> [Given data]:
----------

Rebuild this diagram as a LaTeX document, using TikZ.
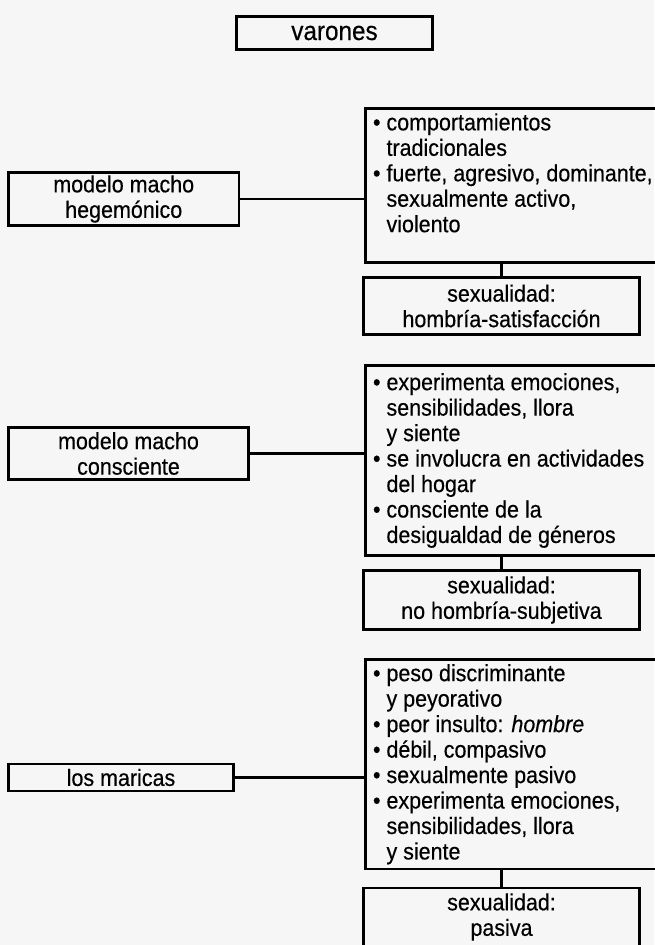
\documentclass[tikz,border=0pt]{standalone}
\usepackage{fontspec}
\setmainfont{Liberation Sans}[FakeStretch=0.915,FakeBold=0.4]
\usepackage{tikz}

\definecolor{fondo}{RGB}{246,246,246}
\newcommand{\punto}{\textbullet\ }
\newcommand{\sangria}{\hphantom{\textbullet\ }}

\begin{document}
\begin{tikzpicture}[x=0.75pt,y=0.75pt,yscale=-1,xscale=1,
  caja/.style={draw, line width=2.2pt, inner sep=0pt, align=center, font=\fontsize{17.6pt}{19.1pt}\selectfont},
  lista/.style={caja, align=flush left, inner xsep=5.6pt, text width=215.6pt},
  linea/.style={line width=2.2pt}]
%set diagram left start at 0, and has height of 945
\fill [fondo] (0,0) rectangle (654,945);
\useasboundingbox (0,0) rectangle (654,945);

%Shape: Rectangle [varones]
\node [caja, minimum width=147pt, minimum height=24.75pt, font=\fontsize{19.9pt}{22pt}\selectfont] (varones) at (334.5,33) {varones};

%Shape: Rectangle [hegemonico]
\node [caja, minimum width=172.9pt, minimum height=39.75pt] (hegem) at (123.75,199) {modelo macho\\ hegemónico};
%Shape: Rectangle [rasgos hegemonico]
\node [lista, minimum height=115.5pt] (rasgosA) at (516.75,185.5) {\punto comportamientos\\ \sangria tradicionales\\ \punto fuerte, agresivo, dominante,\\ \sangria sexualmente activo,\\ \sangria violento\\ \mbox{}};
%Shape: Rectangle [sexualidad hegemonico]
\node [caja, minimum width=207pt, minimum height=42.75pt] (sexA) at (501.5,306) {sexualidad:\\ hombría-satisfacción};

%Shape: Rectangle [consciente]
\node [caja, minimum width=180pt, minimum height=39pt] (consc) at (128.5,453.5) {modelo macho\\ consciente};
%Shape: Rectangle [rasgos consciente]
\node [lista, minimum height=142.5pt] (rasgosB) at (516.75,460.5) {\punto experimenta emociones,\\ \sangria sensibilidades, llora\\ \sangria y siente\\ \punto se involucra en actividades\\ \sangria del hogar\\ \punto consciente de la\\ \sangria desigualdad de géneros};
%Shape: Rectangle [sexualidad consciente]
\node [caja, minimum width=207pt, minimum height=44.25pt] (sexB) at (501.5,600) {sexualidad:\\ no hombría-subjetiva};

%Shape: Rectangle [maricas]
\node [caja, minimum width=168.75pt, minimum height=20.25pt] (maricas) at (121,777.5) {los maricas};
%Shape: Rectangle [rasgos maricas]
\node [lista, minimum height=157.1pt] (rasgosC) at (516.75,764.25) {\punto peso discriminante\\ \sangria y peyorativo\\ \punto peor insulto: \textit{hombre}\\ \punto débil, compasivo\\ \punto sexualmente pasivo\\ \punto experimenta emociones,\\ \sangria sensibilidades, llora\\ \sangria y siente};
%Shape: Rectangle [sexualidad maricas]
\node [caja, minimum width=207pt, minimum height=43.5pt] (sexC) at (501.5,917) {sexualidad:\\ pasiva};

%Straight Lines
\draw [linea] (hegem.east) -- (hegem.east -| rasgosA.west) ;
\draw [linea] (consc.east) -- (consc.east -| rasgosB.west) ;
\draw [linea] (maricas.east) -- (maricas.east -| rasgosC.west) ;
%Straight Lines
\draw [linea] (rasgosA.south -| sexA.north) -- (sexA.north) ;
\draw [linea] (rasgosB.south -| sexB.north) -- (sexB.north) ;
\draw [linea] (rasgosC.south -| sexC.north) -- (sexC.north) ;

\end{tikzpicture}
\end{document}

----------

> [Exercise]: Repeat the listing above from its first line through the line that contains "width=207pt, minimum height=44.25pt]", both included, and nothing more. Drop the pictures.

> [Exercise response]:
Rebuild this diagram as a LaTeX document, using TikZ.
\documentclass[tikz,border=0pt]{standalone}
\usepackage{fontspec}
\setmainfont{Liberation Sans}[FakeStretch=0.915,FakeBold=0.4]
\usepackage{tikz}

\definecolor{fondo}{RGB}{246,246,246}
\newcommand{\punto}{\textbullet\ }
\newcommand{\sangria}{\hphantom{\textbullet\ }}

\begin{document}
\begin{tikzpicture}[x=0.75pt,y=0.75pt,yscale=-1,xscale=1,
  caja/.style={draw, line width=2.2pt, inner sep=0pt, align=center, font=\fontsize{17.6pt}{19.1pt}\selectfont},
  lista/.style={caja, align=flush left, inner xsep=5.6pt, text width=215.6pt},
  linea/.style={line width=2.2pt}]
%set diagram left start at 0, and has height of 945
\fill [fondo] (0,0) rectangle (654,945);
\useasboundingbox (0,0) rectangle (654,945);

%Shape: Rectangle [varones]
\node [caja, minimum width=147pt, minimum height=24.75pt, font=\fontsize{19.9pt}{22pt}\selectfont] (varones) at (334.5,33) {varones};

%Shape: Rectangle [hegemonico]
\node [caja, minimum width=172.9pt, minimum height=39.75pt] (hegem) at (123.75,199) {modelo macho\\ hegemónico};
%Shape: Rectangle [rasgos hegemonico]
\node [lista, minimum height=115.5pt] (rasgosA) at (516.75,185.5) {\punto comportamientos\\ \sangria tradicionales\\ \punto fuerte, agresivo, dominante,\\ \sangria sexualmente activo,\\ \sangria violento\\ \mbox{}};
%Shape: Rectangle [sexualidad hegemonico]
\node [caja, minimum width=207pt, minimum height=42.75pt] (sexA) at (501.5,306) {sexualidad:\\ hombría-satisfacción};

%Shape: Rectangle [consciente]
\node [caja, minimum width=180pt, minimum height=39pt] (consc) at (128.5,453.5) {modelo macho\\ consciente};
%Shape: Rectangle [rasgos consciente]
\node [lista, minimum height=142.5pt] (rasgosB) at (516.75,460.5) {\punto experimenta emociones,\\ \sangria sensibilidades, llora\\ \sangria y siente\\ \punto se involucra en actividades\\ \sangria del hogar\\ \punto consciente de la\\ \sangria desigualdad de géneros};
%Shape: Rectangle [sexualidad consciente]
\node [caja, minimum width=207pt, minimum height=44.25pt] (sexB) at (501.5,600) {sexualidad:\\ no hombría-subjetiva};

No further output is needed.